* Begin *

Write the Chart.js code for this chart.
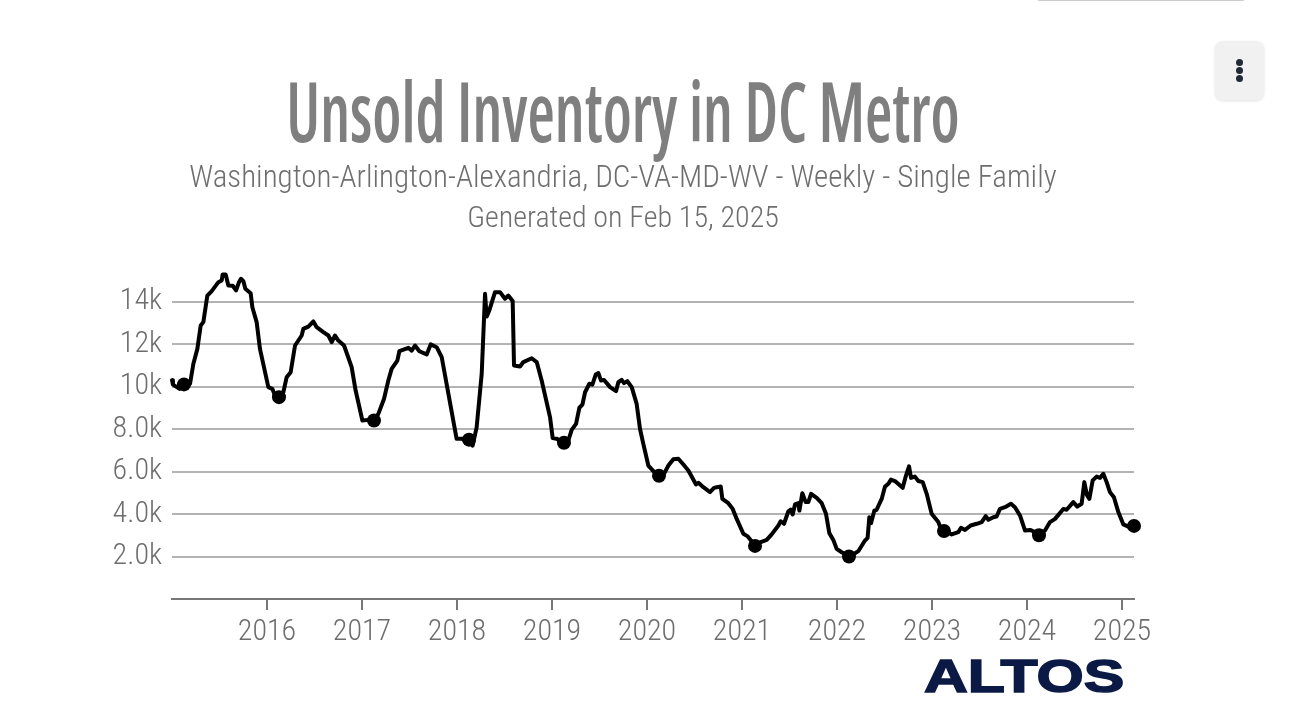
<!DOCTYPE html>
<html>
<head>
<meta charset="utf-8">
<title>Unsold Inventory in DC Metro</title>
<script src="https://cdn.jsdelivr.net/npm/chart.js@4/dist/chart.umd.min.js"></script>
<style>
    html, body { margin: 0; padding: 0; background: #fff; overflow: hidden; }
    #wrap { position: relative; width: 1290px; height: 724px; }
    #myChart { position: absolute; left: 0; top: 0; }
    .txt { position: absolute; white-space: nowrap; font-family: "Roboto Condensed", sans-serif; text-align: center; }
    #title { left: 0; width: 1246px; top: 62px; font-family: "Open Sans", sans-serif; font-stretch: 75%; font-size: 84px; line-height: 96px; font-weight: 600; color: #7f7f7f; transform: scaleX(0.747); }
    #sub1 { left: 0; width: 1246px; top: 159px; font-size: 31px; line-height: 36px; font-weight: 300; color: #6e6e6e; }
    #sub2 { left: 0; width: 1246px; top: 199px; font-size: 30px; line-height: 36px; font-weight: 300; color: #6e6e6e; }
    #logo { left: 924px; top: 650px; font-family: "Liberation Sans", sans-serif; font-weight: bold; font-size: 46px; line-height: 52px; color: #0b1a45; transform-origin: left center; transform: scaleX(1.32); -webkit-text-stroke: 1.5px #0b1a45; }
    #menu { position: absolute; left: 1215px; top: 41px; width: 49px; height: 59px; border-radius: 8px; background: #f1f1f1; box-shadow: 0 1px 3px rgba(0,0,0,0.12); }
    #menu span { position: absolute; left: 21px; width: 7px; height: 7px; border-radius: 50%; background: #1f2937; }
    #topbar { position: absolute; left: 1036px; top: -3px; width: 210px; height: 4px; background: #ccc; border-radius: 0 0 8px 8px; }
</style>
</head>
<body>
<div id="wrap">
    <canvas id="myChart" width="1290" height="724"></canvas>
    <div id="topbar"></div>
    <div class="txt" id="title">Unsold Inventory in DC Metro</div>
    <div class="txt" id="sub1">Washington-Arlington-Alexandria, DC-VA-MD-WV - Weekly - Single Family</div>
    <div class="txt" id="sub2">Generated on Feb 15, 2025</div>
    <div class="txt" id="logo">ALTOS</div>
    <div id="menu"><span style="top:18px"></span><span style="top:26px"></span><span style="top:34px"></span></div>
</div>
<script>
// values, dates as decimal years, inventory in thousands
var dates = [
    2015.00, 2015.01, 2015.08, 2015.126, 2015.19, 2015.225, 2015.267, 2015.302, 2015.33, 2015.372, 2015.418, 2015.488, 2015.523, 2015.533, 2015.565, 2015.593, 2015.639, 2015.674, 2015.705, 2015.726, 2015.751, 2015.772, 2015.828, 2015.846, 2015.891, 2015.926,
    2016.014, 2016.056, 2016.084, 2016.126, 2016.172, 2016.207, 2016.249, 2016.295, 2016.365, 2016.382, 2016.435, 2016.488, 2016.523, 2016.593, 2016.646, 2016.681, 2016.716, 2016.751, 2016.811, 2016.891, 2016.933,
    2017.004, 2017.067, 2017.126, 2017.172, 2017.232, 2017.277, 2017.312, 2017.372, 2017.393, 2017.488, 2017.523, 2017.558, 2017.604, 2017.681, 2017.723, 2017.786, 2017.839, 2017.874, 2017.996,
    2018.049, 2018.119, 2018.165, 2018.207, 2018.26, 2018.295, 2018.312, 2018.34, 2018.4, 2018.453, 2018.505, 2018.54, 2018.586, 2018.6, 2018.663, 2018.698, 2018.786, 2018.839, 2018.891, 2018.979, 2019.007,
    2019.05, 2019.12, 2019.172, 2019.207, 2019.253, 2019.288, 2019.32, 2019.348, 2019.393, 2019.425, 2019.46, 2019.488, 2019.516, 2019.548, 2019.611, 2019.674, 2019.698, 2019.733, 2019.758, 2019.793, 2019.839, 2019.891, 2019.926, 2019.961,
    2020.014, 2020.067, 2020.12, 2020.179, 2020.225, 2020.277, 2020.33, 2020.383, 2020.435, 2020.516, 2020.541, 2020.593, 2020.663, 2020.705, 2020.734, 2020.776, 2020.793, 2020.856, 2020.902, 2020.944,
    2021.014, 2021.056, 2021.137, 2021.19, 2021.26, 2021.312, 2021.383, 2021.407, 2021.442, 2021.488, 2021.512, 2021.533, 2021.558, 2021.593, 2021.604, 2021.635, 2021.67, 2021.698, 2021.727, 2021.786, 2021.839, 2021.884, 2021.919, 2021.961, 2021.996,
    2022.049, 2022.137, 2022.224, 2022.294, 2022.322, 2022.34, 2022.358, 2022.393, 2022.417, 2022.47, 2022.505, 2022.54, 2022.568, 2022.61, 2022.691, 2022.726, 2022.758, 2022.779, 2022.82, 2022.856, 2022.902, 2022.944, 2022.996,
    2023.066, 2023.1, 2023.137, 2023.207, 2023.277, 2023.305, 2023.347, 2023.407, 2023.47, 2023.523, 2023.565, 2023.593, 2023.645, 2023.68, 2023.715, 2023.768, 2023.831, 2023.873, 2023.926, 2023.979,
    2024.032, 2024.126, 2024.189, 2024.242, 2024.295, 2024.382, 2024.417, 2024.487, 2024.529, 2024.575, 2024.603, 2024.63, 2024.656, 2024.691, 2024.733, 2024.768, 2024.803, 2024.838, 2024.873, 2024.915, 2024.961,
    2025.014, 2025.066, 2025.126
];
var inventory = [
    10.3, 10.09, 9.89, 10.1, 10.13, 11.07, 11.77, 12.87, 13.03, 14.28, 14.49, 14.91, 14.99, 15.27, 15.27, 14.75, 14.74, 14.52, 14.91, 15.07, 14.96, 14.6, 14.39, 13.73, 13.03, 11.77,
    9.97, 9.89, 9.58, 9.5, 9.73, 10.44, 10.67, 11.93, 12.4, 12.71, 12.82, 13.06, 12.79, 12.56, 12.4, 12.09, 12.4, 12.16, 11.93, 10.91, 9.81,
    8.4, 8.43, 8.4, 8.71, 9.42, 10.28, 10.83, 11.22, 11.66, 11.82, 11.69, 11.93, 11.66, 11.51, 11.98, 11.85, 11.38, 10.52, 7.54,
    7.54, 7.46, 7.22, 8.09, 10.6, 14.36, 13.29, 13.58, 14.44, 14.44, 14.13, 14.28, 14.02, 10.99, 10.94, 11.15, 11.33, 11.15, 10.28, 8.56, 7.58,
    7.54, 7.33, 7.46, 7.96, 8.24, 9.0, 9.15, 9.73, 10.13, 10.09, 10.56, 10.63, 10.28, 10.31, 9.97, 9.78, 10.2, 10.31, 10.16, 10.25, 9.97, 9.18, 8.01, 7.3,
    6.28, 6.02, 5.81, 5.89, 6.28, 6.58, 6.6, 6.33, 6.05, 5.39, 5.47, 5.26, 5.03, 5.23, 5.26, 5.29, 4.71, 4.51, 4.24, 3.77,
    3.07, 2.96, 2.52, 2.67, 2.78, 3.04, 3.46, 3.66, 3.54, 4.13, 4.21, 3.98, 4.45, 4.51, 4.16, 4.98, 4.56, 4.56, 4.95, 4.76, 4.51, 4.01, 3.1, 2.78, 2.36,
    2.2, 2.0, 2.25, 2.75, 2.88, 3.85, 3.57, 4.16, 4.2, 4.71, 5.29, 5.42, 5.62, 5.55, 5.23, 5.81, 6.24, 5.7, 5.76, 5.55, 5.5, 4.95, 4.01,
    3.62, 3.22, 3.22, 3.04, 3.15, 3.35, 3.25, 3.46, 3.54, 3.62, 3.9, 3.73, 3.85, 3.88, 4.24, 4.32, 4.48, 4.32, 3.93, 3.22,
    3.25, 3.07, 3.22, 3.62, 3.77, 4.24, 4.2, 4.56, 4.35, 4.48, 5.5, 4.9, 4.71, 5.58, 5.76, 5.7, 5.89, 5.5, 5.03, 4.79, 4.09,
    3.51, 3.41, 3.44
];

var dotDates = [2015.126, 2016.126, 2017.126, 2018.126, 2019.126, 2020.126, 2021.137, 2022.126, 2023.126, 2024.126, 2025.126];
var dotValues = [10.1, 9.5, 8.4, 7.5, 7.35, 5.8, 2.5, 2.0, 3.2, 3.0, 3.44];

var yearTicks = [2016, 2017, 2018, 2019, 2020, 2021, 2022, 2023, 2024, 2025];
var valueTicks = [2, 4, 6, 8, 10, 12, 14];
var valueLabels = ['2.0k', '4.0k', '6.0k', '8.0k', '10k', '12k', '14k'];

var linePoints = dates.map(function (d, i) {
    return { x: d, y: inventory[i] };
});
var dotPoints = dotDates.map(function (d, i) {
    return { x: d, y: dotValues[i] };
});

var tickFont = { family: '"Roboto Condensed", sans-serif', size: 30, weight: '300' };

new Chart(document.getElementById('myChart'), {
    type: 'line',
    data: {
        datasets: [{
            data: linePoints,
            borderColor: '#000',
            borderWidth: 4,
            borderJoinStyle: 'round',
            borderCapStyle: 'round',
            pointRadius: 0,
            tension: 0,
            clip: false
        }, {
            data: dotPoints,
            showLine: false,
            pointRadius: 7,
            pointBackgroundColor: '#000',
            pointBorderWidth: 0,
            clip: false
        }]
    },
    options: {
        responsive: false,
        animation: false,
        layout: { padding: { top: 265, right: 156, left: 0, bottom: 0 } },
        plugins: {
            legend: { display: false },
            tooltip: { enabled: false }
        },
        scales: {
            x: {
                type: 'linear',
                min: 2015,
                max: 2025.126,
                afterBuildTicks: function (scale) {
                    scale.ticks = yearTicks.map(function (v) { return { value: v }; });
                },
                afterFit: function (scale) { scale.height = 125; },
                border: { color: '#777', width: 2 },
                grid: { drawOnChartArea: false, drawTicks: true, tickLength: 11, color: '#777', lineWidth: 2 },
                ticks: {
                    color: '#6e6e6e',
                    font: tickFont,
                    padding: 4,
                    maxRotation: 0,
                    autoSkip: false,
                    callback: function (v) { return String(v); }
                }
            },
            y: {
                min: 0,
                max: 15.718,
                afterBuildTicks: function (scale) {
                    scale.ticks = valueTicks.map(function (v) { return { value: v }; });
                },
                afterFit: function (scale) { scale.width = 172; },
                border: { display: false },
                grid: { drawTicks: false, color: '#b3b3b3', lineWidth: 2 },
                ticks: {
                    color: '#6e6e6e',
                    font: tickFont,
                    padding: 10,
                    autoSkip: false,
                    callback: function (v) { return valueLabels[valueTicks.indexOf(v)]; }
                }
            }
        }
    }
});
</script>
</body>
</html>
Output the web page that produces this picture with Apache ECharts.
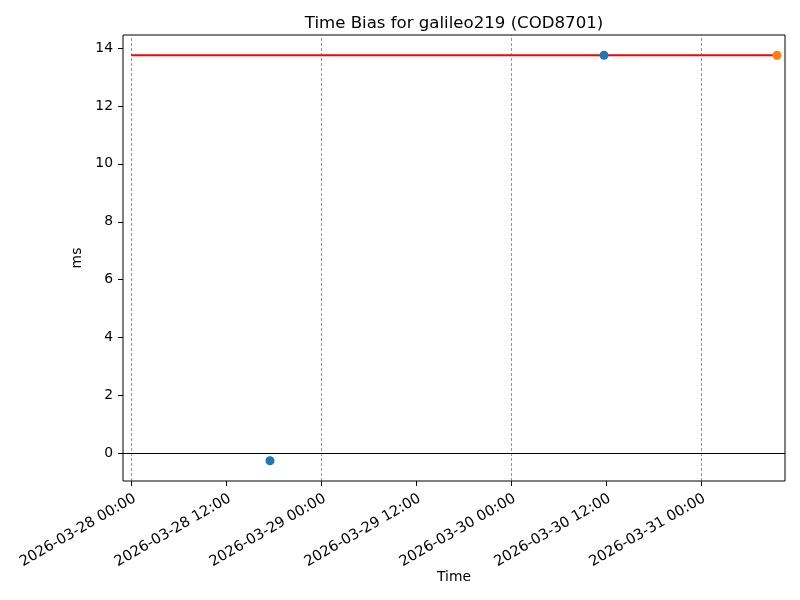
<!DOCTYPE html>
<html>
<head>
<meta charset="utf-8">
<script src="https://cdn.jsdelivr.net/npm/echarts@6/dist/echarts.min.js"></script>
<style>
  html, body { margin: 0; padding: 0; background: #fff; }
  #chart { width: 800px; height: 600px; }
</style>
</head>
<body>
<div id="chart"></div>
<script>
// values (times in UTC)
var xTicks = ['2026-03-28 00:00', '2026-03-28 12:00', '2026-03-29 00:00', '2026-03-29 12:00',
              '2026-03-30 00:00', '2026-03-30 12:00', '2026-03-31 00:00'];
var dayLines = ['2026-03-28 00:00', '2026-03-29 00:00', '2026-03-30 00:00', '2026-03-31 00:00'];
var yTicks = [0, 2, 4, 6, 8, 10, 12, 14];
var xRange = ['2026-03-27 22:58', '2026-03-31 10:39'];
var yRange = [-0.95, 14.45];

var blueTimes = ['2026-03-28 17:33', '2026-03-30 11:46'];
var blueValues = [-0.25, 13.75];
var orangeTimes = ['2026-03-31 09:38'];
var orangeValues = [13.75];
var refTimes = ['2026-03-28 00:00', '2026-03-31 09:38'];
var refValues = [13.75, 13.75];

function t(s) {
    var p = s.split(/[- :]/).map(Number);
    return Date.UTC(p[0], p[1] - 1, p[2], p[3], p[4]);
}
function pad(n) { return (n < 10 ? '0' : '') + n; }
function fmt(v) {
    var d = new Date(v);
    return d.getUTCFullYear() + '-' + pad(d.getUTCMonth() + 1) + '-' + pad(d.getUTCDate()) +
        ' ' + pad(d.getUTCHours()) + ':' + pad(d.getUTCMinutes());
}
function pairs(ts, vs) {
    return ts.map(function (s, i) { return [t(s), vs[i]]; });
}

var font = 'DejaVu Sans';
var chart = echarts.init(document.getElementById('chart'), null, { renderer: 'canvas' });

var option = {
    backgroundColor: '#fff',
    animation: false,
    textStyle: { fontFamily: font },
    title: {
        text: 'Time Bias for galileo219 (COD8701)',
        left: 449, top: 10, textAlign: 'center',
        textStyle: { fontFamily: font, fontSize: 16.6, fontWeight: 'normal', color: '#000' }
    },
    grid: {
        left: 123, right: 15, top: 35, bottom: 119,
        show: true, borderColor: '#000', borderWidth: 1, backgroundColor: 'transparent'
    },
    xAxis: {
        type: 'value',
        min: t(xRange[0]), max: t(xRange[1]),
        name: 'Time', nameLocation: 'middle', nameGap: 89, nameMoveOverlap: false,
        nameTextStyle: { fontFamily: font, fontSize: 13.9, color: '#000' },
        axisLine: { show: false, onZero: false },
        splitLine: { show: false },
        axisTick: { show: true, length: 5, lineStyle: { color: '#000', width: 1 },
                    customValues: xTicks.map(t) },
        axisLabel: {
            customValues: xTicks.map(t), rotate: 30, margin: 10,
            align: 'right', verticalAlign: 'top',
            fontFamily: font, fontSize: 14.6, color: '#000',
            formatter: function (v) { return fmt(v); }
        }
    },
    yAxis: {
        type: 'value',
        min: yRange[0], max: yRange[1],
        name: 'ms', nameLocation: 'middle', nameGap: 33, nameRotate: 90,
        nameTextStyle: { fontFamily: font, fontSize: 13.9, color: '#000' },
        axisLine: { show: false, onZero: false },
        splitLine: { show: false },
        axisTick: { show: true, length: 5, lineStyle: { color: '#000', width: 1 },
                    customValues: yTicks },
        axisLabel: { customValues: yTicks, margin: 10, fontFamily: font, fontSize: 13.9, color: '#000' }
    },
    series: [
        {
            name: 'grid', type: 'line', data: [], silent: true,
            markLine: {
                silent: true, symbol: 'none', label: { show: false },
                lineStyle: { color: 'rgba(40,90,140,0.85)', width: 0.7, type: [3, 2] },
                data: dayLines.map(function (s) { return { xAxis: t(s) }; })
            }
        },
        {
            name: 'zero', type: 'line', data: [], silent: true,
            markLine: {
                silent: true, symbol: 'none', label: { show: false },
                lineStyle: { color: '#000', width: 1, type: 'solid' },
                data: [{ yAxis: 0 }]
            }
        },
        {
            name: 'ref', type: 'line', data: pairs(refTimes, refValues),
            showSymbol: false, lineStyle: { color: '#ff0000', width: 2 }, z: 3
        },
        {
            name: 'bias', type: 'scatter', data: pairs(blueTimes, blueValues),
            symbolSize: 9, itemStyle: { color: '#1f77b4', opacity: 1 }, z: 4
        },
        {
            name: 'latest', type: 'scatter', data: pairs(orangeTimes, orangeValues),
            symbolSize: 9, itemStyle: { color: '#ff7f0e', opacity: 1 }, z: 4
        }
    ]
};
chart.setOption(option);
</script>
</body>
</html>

* End *

● **Direction**: Only the lines from the one with "Output the web" down to the one with "var refValues = [13.75, 13.75];" belong in your copy, both ends included; write them out exactly and skip any pictures.

● **Exercise solution**:
Output the web page that produces this picture with Apache ECharts.
<!DOCTYPE html>
<html>
<head>
<meta charset="utf-8">
<script src="https://cdn.jsdelivr.net/npm/echarts@6/dist/echarts.min.js"></script>
<style>
  html, body { margin: 0; padding: 0; background: #fff; }
  #chart { width: 800px; height: 600px; }
</style>
</head>
<body>
<div id="chart"></div>
<script>
// values (times in UTC)
var xTicks = ['2026-03-28 00:00', '2026-03-28 12:00', '2026-03-29 00:00', '2026-03-29 12:00',
              '2026-03-30 00:00', '2026-03-30 12:00', '2026-03-31 00:00'];
var dayLines = ['2026-03-28 00:00', '2026-03-29 00:00', '2026-03-30 00:00', '2026-03-31 00:00'];
var yTicks = [0, 2, 4, 6, 8, 10, 12, 14];
var xRange = ['2026-03-27 22:58', '2026-03-31 10:39'];
var yRange = [-0.95, 14.45];

var blueTimes = ['2026-03-28 17:33', '2026-03-30 11:46'];
var blueValues = [-0.25, 13.75];
var orangeTimes = ['2026-03-31 09:38'];
var orangeValues = [13.75];
var refTimes = ['2026-03-28 00:00', '2026-03-31 09:38'];
var refValues = [13.75, 13.75];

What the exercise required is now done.